WRITTEN INSTRUCTION:
Quote each line of the material verbatim, without the pictures.
►
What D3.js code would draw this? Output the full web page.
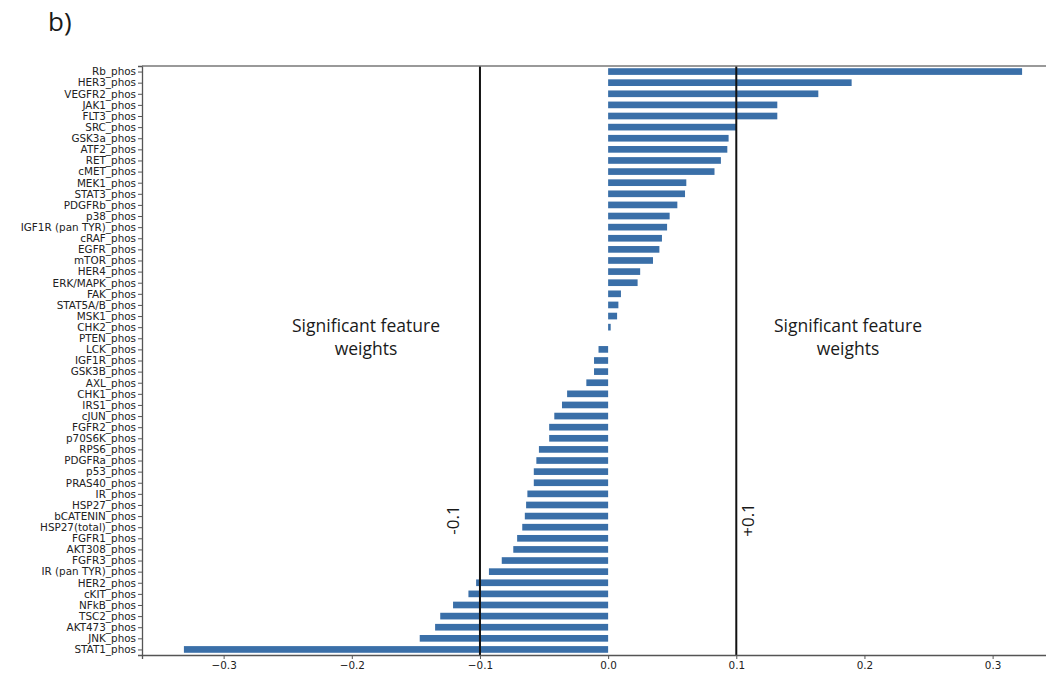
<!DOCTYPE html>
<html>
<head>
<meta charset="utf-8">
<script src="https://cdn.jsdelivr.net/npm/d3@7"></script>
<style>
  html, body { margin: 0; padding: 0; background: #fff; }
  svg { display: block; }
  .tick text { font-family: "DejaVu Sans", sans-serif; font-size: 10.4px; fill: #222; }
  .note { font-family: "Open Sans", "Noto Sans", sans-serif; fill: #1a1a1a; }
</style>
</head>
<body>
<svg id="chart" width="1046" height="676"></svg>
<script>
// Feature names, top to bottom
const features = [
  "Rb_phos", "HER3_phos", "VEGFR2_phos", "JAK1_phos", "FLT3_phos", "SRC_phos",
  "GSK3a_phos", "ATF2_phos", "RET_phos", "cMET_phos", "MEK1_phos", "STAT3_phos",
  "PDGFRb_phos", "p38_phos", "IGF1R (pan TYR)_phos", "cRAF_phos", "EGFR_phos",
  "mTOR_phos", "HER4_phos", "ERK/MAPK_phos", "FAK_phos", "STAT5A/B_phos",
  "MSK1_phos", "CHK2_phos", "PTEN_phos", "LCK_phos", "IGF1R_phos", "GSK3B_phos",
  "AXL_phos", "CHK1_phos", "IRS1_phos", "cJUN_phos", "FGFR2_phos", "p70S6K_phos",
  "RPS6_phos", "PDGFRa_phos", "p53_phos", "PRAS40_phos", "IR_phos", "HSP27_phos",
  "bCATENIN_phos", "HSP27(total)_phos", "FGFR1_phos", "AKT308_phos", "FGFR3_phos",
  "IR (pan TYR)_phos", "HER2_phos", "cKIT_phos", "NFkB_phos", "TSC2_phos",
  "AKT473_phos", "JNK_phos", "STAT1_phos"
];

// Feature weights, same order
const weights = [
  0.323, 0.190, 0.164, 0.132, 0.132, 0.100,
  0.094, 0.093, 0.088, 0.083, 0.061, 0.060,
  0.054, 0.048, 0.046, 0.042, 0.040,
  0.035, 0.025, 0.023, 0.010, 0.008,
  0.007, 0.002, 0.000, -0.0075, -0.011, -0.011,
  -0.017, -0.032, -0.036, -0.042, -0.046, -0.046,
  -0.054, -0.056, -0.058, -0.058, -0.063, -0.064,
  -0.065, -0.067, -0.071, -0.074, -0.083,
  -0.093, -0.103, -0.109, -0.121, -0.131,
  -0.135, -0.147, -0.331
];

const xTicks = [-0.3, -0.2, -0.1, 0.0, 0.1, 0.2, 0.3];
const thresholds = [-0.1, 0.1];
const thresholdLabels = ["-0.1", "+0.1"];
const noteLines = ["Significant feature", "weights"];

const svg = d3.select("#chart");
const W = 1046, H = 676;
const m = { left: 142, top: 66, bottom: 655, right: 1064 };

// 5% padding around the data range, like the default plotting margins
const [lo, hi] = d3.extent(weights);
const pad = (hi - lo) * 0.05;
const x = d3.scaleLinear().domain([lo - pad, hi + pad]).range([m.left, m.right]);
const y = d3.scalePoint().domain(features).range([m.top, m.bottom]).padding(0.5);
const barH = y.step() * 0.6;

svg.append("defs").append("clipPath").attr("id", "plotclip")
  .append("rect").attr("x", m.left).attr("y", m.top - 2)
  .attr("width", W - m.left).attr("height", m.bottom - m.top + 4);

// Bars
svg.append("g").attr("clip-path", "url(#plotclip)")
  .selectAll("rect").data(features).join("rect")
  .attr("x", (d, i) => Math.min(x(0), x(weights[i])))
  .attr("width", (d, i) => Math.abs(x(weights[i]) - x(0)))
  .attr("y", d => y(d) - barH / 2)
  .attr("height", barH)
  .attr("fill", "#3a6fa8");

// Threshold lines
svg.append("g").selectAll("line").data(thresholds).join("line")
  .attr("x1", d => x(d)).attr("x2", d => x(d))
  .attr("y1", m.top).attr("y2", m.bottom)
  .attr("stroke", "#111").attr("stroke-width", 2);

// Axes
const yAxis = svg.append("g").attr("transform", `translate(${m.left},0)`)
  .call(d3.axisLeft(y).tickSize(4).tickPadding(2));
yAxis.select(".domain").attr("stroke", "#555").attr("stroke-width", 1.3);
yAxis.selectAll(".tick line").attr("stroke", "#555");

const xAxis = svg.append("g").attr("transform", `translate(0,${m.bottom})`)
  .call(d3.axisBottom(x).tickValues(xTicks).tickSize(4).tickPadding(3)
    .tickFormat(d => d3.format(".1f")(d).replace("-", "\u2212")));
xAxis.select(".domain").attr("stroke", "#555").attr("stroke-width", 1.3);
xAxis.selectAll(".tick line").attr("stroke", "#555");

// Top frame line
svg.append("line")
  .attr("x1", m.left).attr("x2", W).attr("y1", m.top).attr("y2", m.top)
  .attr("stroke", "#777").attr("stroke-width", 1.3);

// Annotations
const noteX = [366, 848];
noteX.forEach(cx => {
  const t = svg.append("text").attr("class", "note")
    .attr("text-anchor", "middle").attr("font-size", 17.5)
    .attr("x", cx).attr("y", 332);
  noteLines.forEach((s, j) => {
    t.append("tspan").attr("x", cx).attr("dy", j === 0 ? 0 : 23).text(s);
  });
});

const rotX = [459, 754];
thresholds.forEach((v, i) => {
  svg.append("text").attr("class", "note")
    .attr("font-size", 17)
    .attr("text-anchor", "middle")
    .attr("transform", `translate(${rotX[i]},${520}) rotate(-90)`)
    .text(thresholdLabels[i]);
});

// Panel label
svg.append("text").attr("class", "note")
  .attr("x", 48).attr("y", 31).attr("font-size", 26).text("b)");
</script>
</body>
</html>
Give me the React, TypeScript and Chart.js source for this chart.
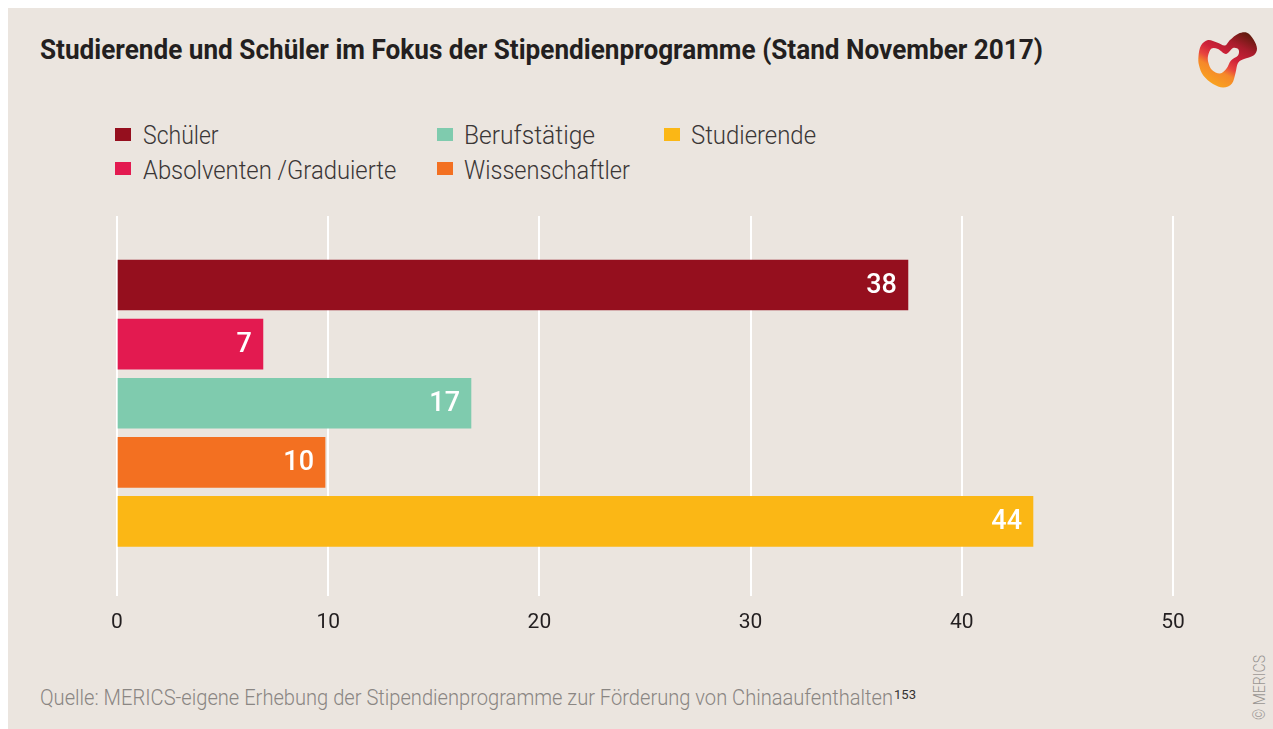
◄
CORRECT RESPONSE:
What D3.js code would draw this? Output the full web page.
<!DOCTYPE html>
<html>
<head>
<meta charset="utf-8">
<script src="https://cdn.jsdelivr.net/npm/d3@7"></script>
<style>
  html, body { margin: 0; padding: 0; background: #fff; }
  svg { display: block; }
  .tick text { font-family: "DejaVu Sans", sans-serif; font-size: 10.4px; fill: #222; }
  .note { font-family: "Open Sans", "Noto Sans", sans-serif; fill: #1a1a1a; }
</style>
</head>
<body>
<svg id="chart" width="1046" height="676"></svg>
<script>
// Feature names, top to bottom
const features = [
  "Rb_phos", "HER3_phos", "VEGFR2_phos", "JAK1_phos", "FLT3_phos", "SRC_phos",
  "GSK3a_phos", "ATF2_phos", "RET_phos", "cMET_phos", "MEK1_phos", "STAT3_phos",
  "PDGFRb_phos", "p38_phos", "IGF1R (pan TYR)_phos", "cRAF_phos", "EGFR_phos",
  "mTOR_phos", "HER4_phos", "ERK/MAPK_phos", "FAK_phos", "STAT5A/B_phos",
  "MSK1_phos", "CHK2_phos", "PTEN_phos", "LCK_phos", "IGF1R_phos", "GSK3B_phos",
  "AXL_phos", "CHK1_phos", "IRS1_phos", "cJUN_phos", "FGFR2_phos", "p70S6K_phos",
  "RPS6_phos", "PDGFRa_phos", "p53_phos", "PRAS40_phos", "IR_phos", "HSP27_phos",
  "bCATENIN_phos", "HSP27(total)_phos", "FGFR1_phos", "AKT308_phos", "FGFR3_phos",
  "IR (pan TYR)_phos", "HER2_phos", "cKIT_phos", "NFkB_phos", "TSC2_phos",
  "AKT473_phos", "JNK_phos", "STAT1_phos"
];

// Feature weights, same order
const weights = [
  0.323, 0.190, 0.164, 0.132, 0.132, 0.100,
  0.094, 0.093, 0.088, 0.083, 0.061, 0.060,
  0.054, 0.048, 0.046, 0.042, 0.040,
  0.035, 0.025, 0.023, 0.010, 0.008,
  0.007, 0.002, 0.000, -0.0075, -0.011, -0.011,
  -0.017, -0.032, -0.036, -0.042, -0.046, -0.046,
  -0.054, -0.056, -0.058, -0.058, -0.063, -0.064,
  -0.065, -0.067, -0.071, -0.074, -0.083,
  -0.093, -0.103, -0.109, -0.121, -0.131,
  -0.135, -0.147, -0.331
];

const xTicks = [-0.3, -0.2, -0.1, 0.0, 0.1, 0.2, 0.3];
const thresholds = [-0.1, 0.1];
const thresholdLabels = ["-0.1", "+0.1"];
const noteLines = ["Significant feature", "weights"];

const svg = d3.select("#chart");
const W = 1046, H = 676;
const m = { left: 142, top: 66, bottom: 655, right: 1064 };

// 5% padding around the data range, like the default plotting margins
const [lo, hi] = d3.extent(weights);
const pad = (hi - lo) * 0.05;
const x = d3.scaleLinear().domain([lo - pad, hi + pad]).range([m.left, m.right]);
const y = d3.scalePoint().domain(features).range([m.top, m.bottom]).padding(0.5);
const barH = y.step() * 0.6;

svg.append("defs").append("clipPath").attr("id", "plotclip")
  .append("rect").attr("x", m.left).attr("y", m.top - 2)
  .attr("width", W - m.left).attr("height", m.bottom - m.top + 4);

// Bars
svg.append("g").attr("clip-path", "url(#plotclip)")
  .selectAll("rect").data(features).join("rect")
  .attr("x", (d, i) => Math.min(x(0), x(weights[i])))
  .attr("width", (d, i) => Math.abs(x(weights[i]) - x(0)))
  .attr("y", d => y(d) - barH / 2)
  .attr("height", barH)
  .attr("fill", "#3a6fa8");

// Threshold lines
svg.append("g").selectAll("line").data(thresholds).join("line")
  .attr("x1", d => x(d)).attr("x2", d => x(d))
  .attr("y1", m.top).attr("y2", m.bottom)
  .attr("stroke", "#111").attr("stroke-width", 2);

// Axes
const yAxis = svg.append("g").attr("transform", `translate(${m.left},0)`)
  .call(d3.axisLeft(y).tickSize(4).tickPadding(2));
yAxis.select(".domain").attr("stroke", "#555").attr("stroke-width", 1.3);
yAxis.selectAll(".tick line").attr("stroke", "#555");

const xAxis = svg.append("g").attr("transform", `translate(0,${m.bottom})`)
  .call(d3.axisBottom(x).tickValues(xTicks).tickSize(4).tickPadding(3)
    .tickFormat(d => d3.format(".1f")(d).replace("-", "\u2212")));
xAxis.select(".domain").attr("stroke", "#555").attr("stroke-width", 1.3);
xAxis.selectAll(".tick line").attr("stroke", "#555");

// Top frame line
svg.append("line")
  .attr("x1", m.left).attr("x2", W).attr("y1", m.top).attr("y2", m.top)
  .attr("stroke", "#777").attr("stroke-width", 1.3);

// Annotations
const noteX = [366, 848];
noteX.forEach(cx => {
  const t = svg.append("text").attr("class", "note")
    .attr("text-anchor", "middle").attr("font-size", 17.5)
    .attr("x", cx).attr("y", 332);
  noteLines.forEach((s, j) => {
    t.append("tspan").attr("x", cx).attr("dy", j === 0 ? 0 : 23).text(s);
  });
});

const rotX = [459, 754];
thresholds.forEach((v, i) => {
  svg.append("text").attr("class", "note")
    .attr("font-size", 17)
    .attr("text-anchor", "middle")
    .attr("transform", `translate(${rotX[i]},${520}) rotate(-90)`)
    .text(thresholdLabels[i]);
});

// Panel label
svg.append("text").attr("class", "note")
  .attr("x", 48).attr("y", 31).attr("font-size", 26).text("b)");
</script>
</body>
</html>
Give me the React, TypeScript and Chart.js source for this chart.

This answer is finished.